Today, he balances his commercial key artwork with his self-generated output, which has taken the form of his James Bond series—for which he designed a poster for every single film in the canon—and his Oscars Best Picture series, which he has been doing for a decade.

[Image: courtesy Matt Needle]

He says he loves the dichotomy between the commercial and creative aspects of the same medium, and ultimately the watered-down nature of many mainstream studio posters is one reason he started creating his own Oscars posters.
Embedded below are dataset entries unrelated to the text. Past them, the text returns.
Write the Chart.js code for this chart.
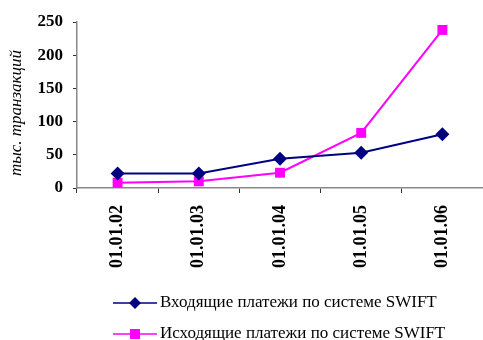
<!DOCTYPE html>
<html>
<head>
<meta charset="utf-8">
<script src="https://cdn.jsdelivr.net/npm/chart.js@4/dist/chart.umd.min.js"></script>
<style>
  html, body { margin: 0; padding: 0; background: #fff; }
  #wrap { width: 483px; height: 340px; position: relative; }
</style>
</head>
<body>
<div id="wrap"><canvas id="myChart" width="483" height="340"></canvas></div>
<script>
const dates = ['01.01.02', '01.01.03', '01.01.04', '01.01.05', '01.01.06'];
const incoming = [22, 22, 44, 53, 81];
const outgoing = [8, 10, 23, 83, 238];
const incomingLabel = 'Входящие платежи по системе SWIFT';
const outgoingLabel = 'Исходящие платежи по системе SWIFT';
const yTitle = 'тыс. транзакций';

// legend drawn by hand: line + marker, stacked under the axis
const lineLegend = {
    id: 'lineLegend',
    afterDraw(chart) {
        const ctx = chart.ctx;
        const rows = [303, 334];
        chart.data.datasets.forEach((ds, i) => {
            const y = rows[i];
            ctx.save();
            ctx.strokeStyle = ds.borderColor;
            ctx.lineWidth = 1.5;
            ctx.beginPath();
            ctx.moveTo(113, y);
            ctx.lineTo(157, y);
            ctx.stroke();
            ctx.fillStyle = ds.backgroundColor;
            ctx.beginPath();
            if (ds.pointStyle === 'rectRot') {
                ctx.moveTo(135, y - 6);
                ctx.lineTo(141, y);
                ctx.lineTo(135, y + 6);
                ctx.lineTo(129, y);
                ctx.closePath();
            } else {
                ctx.rect(130, y - 5, 10, 10);
            }
            ctx.fill();
            ctx.fillStyle = '#000';
            ctx.font = '17px "Liberation Serif", "Times New Roman", serif';
            ctx.textBaseline = 'middle';
            ctx.fillText(ds.label, 160, y);
            ctx.restore();
        });
    }
};

// rotated axis title, a little below the middle as in the source
const yTitlePlugin = {
    id: 'yTitle',
    afterDraw(chart) {
        const c = chart.ctx;
        c.save();
        c.translate(17, 113);
        c.rotate(-Math.PI / 2);
        c.fillStyle = '#000';
        c.font = 'italic 17px "Liberation Serif", "Times New Roman", serif';
        c.textAlign = 'center';
        c.textBaseline = 'middle';
        c.fillText(yTitle, 0, 0);
        c.restore();
    }
};

const ctx = document.getElementById('myChart').getContext('2d');
new Chart(ctx, {
    type: 'line',
    data: {
        labels: dates,
        datasets: [
            {
                label: incomingLabel,
                data: incoming,
                borderColor: '#000080',
                backgroundColor: '#000080',
                borderWidth: 2,
                pointStyle: 'rectRot',
                pointRadius: 7,
                pointBorderWidth: 0,
                tension: 0
            },
            {
                label: outgoingLabel,
                data: outgoing,
                borderColor: '#FF00FF',
                backgroundColor: '#FF00FF',
                borderWidth: 2,
                pointStyle: 'rect',
                pointRadius: 7,
                pointBorderWidth: 0,
                tension: 0
            }
        ]
    },
    options: {
        responsive: false,
        animation: false,
        layout: { autoPadding: false, padding: { top: 22, right: 0, bottom: 72, left: 0 } },
        plugins: {
            legend: { display: false },
            tooltip: { enabled: false }
        },
        scales: {
            x: {
                offset: true,
                afterFit: (s) => { s.height = 80; s.paddingLeft = 0; s.paddingRight = 0; },
                border: { color: '#888', width: 1.5 },
                grid: {
                    offset: true,
                    drawOnChartArea: false,
                    drawTicks: true,
                    tickLength: 5,
                    color: '#333'
                },
                ticks: {
                    minRotation: 90,
                    maxRotation: 90,
                    padding: 12,
                    color: '#000',
                    font: { family: '"Liberation Serif", "Times New Roman", serif', size: 18, weight: 'bold' }
                }
            },
            y: {
                min: 0,
                max: 250,
                afterFit: (s) => { s.width = 77; },
                border: { color: '#888', width: 1.5 },
                grid: {
                    drawOnChartArea: false,
                    drawTicks: true,
                    tickLength: 4,
                    color: '#333'
                },
                ticks: {
                    stepSize: 50,
                    padding: 10,
                    color: '#000',
                    font: { family: '"Liberation Serif", "Times New Roman", serif', size: 17, weight: 'bold' }
                }
            }
        }
    },
    plugins: [lineLegend, yTitlePlugin]
});
</script>
</body>
</html>
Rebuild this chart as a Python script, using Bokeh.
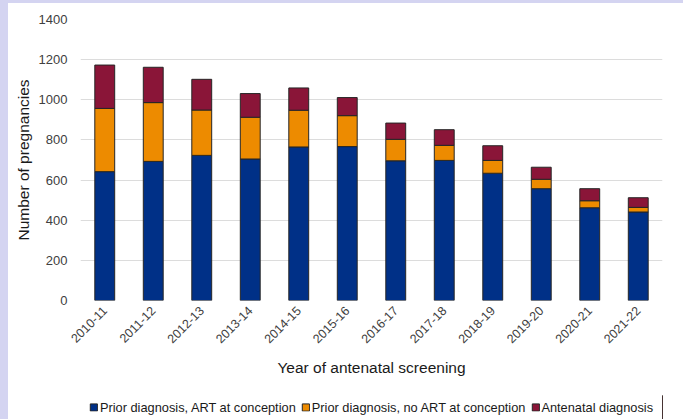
import math
from bokeh.plotting import figure
from bokeh.layouts import column
from bokeh.models import Legend, LegendItem, FactorRange, Range1d, FixedTicker
from bokeh.embed import file_html
from bokeh.resources import INLINE

years = ["2010-11", "2011-12", "2012-13", "2013-14", "2014-15", "2015-16",
         "2016-17", "2017-18", "2018-19", "2019-20", "2020-21", "2021-22"]
art_at_conception = [642, 693, 723, 705, 765, 767, 696, 698, 634, 557, 462, 441]
no_art_at_conception = [315, 293, 226, 208, 183, 154, 107, 75, 64, 47, 35, 23]
antenatal_diagnosis = [216, 176, 153, 118, 111, 90, 81, 78, 73, 60, 60, 48]
series_names = ["Prior diagnosis, ART at conception",
                "Prior diagnosis, no ART at conception",
                "Antenatal diagnosis"]
y_ticks = [0, 200, 400, 600, 800, 1000, 1200, 1400]

colors = ["#003087", "#ED8B00", "#8A1538"]
keys = ["art", "noart", "ante"]
data = dict(years=years, art=art_at_conception, noart=no_art_at_conception,
            ante=antenatal_diagnosis)

FONT = "Liberation Sans"
W = 675

p = figure(x_range=FactorRange(*years), y_range=Range1d(0, 1400),
           width=W, height=392,
           output_backend="svg", toolbar_location=None,
           min_border_left=72, min_border_right=21, min_border_top=16,
           min_border_bottom=95)

rs = p.vbar_stack(keys, x="years", width=0.41, source=data, color=colors,
                  line_color="#262626", line_width=1)

p.outline_line_color = None
p.background_fill_color = "white"
p.border_fill_color = "white"

p.xgrid.grid_line_color = None
p.ygrid.grid_line_color = "#dcdcdc"
p.ygrid.grid_line_width = 1
p.yaxis.ticker = FixedTicker(ticks=y_ticks)

for ax in (p.xaxis[0], p.yaxis[0]):
    ax.axis_line_color = None
    ax.major_tick_line_color = None
    ax.minor_tick_line_color = None
    ax.major_tick_out = 0
    ax.major_tick_in = 0
    ax.minor_tick_out = 0
    ax.major_label_text_font = FONT
    ax.major_label_text_color = "#404040"
    ax.axis_label_text_font = FONT
    ax.axis_label_text_font_style = "normal"
    ax.axis_label_text_color = "#1a1a1a"
    ax.axis_label_text_font_size = "15.5px"

p.yaxis.major_label_text_font_size = "13px"
p.yaxis.axis_label = "Number of pregnancies"
p.yaxis.axis_label_standoff = 4
p.yaxis.major_label_standoff = 13

p.xaxis.major_label_text_font_size = "12.5px"
p.xaxis.major_label_orientation = math.pi / 4
p.xaxis.major_label_standoff = 8
p.xaxis.axis_label = "Year of antenatal screening"
p.xaxis.axis_label_standoff = 9

# legend strip under the chart
lg = figure(width=W, height=24, x_range=Range1d(0, 1), y_range=Range1d(0, 1),
            output_backend="svg", toolbar_location=None,
            x_axis_location=None, y_axis_location=None,
            min_border_left=72, min_border_right=21, min_border_top=0, min_border_bottom=0)
lg.outline_line_color = None
lg.xgrid.grid_line_color = None
lg.ygrid.grid_line_color = None
lg.background_fill_color = "white"
lg.border_fill_color = "white"
dummies = [lg.vbar(x=[5], top=[1], width=0.4, fill_color=c, line_color="#262626", line_width=1)
           for c in colors]
legend = Legend(items=[LegendItem(label=n, renderers=[r]) for n, r in zip(series_names, dummies)],
                orientation="horizontal", location="center",
                label_text_font=FONT, label_text_font_size="12.8px",
                label_text_color="#1a1a1a",
                glyph_width=9, glyph_height=9, label_standoff=2, spacing=5,
                padding=2, margin=0, border_line_color=None,
                background_fill_alpha=0, label_height=14)
lg.add_layout(legend)

layout = column(p, lg, spacing=0)

html = file_html(layout, INLINE)
style = ("<style>html{background:#ffffff !important;}"
         "body{background:#ffffff !important;margin:0 !important;padding:0 !important;"
         "border-left:8px solid #d4d4f1 !important;border-top:3px solid #d4d4f1 !important;"
         "box-sizing:border-box !important;}</style>")
html = html.replace("</head>", style + "</head>", 1)
open("out.html", "w").write(html)
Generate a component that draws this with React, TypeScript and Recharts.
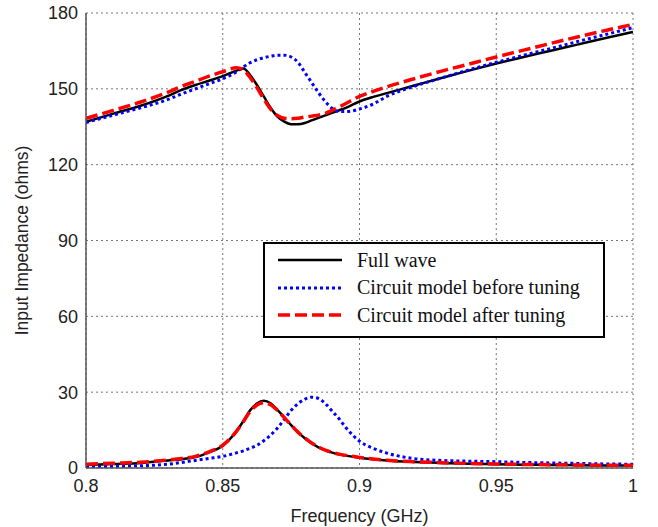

He attributes the lackluster aesthetics to stars’ contracts—some stipulating that said celebrities must appear in approved poses, in a certain order and certain size, down to the percentage—marketing algorithms, and established genre formulas and frameworks (“superhero clusterfucks, red text/white background for comedy, etc.”). Needle says it’s indeed possible to work within these parameters—but ultimately posters often suffer death by committee in the boardroom.

[Image: courtesy Matt Needle]

“This, in turn, leads to a homogenized output, which cultivates a sense of familiarity for the general public, so they instantly know what they are getting . . . but at the same time, it’s so painfully dull,” he says.

[Image: courtesy Matt Needle]

Needle acknowledges that rarely would the main key art for a film be something as abstract and conceptual as his self-generated style, but he has found a sweet spot between the two. He also works on supplementary projects to a film’s core key art, such as imagery tied to home releases, collectible posters (often maligned as “fan art”), social media marketing, and so on. “These are a bit more creatively open and let me work in my style a bit more without the constraints of We need a massive Brad Pitt head front and center!” he notes.

[Image: courtesy Matt Needle]

In Needle’s work, he aims for a strong typographic approach, combined with clever graphic/iconographic imagery, delivered in a way that bucks the norm. To that end, he says the best posters every year tend to be not for the biggest releases, but rather for smaller films more willing to take creative risks, thus making a project more memorable via great marketing. Right now, he says A24 is “killing everything at the moment—best films, posters and merch.” (Fast Company’s straw poll earlier this week, which Needle took part in, supports that opinion, with A24’s Everything Everywhere All at Once claiming four of the five designers’ votes for best poster, out of a pool of 60 candidates.)

[Image: courtesy Matt Needle]

Despite working on major campaigns, why does Needle continue to create his Oscars posters?

[Image: courtesy Matt Needle]

For one, he loves that it presents him with eight to 10 films in different genres and styles—though some are easier than others to execute. He created the poster for Banshees of Inisherin immediately after he got home from the theater. Avatar: The Way of Water, meanwhile, has been a slog that’s coming down to the wire.

[Image: courtesy Matt Needle]

But perhaps most of all: When he sits down to work on them (most of them, anyway), it’s for pure love of the form, and that which it celebrates.“I can be truly free to experiment and create whatever I want,” he says. “This is what I live for.”